Character strengths have been linked to many positive outcomes, including better interpersonal skills, more social connections, better physical health, better psychological functioning, academic/educational achievements, occupational/career advancements, and more resilient responses to life stressors. Our personal relationships, homes, schools, and work settings are all safer and more positive when guided by character strengths.
Let’s take a look at a few of these influential character strengths, which we can teach our children and model in our everyday lives.
Being compassionate, respectful, and helpful towards others is a valuable character quality. Kindness can also be directed towards our self (i.e., good self-care, including sleep, exercise, nutrition, leisure activities) and our natural environment (i.e., reusing, recycling, and utilizing alternative energy). All forms of kindness lead to good outcomes when practiced within our homes and within our community interactions with unique and diverse people.
We all experience a wide range of emotions, including happiness, sadness, anger, and fear. All these emotions are normal and adaptive when we regulate well enough to avoid extreme, maladaptive responses. Teaching our children self-control strategies can help them lead fulfilling lives and avert many negative outcomes. These strategies include deep breathing exercises, self-timeouts, positive self-talk, thought substitution, help-seeking behaviors (asking others for support), and learning how to respond assertively, as opposed to aggressively or passively. Good self-regulation is an essential character strength.
Being truthful is another character strength to teach and model for our children. Nobody is perfect and we all make mistakes. It is a genuine strength when children and adults are honest, take responsibility, and learn from their mistakes. ‘Honesty’ is an attribute that seems to be deteriorating in recent years among some of our public leaders and social media outlets. We as community members must be informed consumers regarding the information we take in and always consider the content and source of the material. We must ask important questions (i.e., What do you mean? and How do you know?) to ensure we are receiving accurate information. If we want safe, prosocial communities; credible, fact-based journalism is vital. And raising children who value honesty and are critical thinkers is essential.
Being humble is another valuable character strength; that is, the ability to take pride in who you are and what you do, but without acting arrogant or superior to others.
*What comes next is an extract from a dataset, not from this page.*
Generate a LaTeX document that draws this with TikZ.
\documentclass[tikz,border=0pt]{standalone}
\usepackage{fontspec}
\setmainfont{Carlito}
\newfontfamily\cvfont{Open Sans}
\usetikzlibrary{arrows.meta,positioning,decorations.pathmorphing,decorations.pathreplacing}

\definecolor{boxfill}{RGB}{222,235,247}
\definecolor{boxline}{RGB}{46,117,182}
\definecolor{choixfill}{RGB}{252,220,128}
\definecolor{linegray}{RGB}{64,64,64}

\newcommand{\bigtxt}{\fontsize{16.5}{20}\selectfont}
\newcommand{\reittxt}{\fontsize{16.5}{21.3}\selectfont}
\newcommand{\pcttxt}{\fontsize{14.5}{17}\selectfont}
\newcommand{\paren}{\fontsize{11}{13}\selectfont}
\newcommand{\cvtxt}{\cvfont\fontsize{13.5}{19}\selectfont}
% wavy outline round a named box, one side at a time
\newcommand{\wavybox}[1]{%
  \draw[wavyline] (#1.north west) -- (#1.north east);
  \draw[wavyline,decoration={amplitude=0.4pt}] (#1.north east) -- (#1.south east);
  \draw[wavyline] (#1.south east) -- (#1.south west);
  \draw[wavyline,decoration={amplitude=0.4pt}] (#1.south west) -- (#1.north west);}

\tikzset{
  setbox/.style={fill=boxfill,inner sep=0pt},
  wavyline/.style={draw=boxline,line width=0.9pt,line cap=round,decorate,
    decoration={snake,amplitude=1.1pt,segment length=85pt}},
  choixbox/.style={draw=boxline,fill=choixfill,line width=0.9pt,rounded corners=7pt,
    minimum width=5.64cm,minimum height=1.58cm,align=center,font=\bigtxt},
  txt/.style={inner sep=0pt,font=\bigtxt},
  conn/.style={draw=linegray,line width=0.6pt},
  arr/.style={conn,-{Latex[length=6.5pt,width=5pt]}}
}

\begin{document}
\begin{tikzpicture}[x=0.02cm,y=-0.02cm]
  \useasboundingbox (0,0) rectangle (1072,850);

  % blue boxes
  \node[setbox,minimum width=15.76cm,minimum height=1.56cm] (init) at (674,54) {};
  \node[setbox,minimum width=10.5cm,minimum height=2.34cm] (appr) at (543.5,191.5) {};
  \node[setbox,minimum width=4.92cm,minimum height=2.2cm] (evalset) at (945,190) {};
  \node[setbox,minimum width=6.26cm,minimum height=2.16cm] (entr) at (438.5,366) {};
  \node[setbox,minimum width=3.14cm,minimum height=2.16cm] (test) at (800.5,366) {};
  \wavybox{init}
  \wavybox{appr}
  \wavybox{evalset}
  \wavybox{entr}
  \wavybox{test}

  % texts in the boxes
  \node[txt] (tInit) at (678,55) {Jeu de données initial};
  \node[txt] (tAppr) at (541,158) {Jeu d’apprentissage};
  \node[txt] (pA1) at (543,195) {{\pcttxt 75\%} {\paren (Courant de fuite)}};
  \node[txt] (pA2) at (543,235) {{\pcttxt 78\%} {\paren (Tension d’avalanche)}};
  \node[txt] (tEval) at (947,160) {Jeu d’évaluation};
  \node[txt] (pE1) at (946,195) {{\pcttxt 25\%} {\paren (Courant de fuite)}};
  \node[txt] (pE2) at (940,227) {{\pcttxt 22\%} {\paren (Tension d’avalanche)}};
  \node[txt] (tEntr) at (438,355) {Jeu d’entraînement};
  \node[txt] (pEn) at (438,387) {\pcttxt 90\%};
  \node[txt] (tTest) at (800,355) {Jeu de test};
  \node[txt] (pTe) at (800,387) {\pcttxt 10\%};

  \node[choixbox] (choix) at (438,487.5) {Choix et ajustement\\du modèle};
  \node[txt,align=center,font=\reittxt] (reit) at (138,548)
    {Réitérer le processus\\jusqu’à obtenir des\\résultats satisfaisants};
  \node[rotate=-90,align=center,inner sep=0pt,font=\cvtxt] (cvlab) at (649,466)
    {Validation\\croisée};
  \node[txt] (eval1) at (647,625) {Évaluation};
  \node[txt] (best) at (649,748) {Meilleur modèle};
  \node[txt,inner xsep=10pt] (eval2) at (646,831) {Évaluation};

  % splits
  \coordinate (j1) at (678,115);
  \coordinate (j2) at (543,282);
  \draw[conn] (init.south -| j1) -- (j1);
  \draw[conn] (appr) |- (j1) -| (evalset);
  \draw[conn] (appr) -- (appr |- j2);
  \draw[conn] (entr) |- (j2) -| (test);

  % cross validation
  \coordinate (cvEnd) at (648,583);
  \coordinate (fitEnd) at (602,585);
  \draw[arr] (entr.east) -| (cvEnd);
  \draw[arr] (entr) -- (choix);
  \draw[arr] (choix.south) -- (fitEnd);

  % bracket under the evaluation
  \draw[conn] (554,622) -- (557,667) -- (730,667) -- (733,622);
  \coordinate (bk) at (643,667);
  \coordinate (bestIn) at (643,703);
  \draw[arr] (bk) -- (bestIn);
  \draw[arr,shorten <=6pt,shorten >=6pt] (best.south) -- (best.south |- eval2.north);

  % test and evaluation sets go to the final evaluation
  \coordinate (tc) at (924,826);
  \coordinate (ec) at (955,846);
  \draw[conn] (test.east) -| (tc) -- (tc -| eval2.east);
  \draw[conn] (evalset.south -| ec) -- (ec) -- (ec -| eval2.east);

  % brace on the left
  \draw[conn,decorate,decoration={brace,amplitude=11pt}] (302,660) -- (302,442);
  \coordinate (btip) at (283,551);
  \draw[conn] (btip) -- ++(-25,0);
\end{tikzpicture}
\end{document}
Humility is an especially important attribute for our community leaders. Humble leaders are open to considering others’ ideas and perspectives. They use their influence to empower and better the lives of others, rather than to benefit themselves.
When we practice and model 'character strengths' in our roles as, parents, teachers, human service providers, supervisors, government officials, news media executives, journalists, and social media users, we all reap the benefits.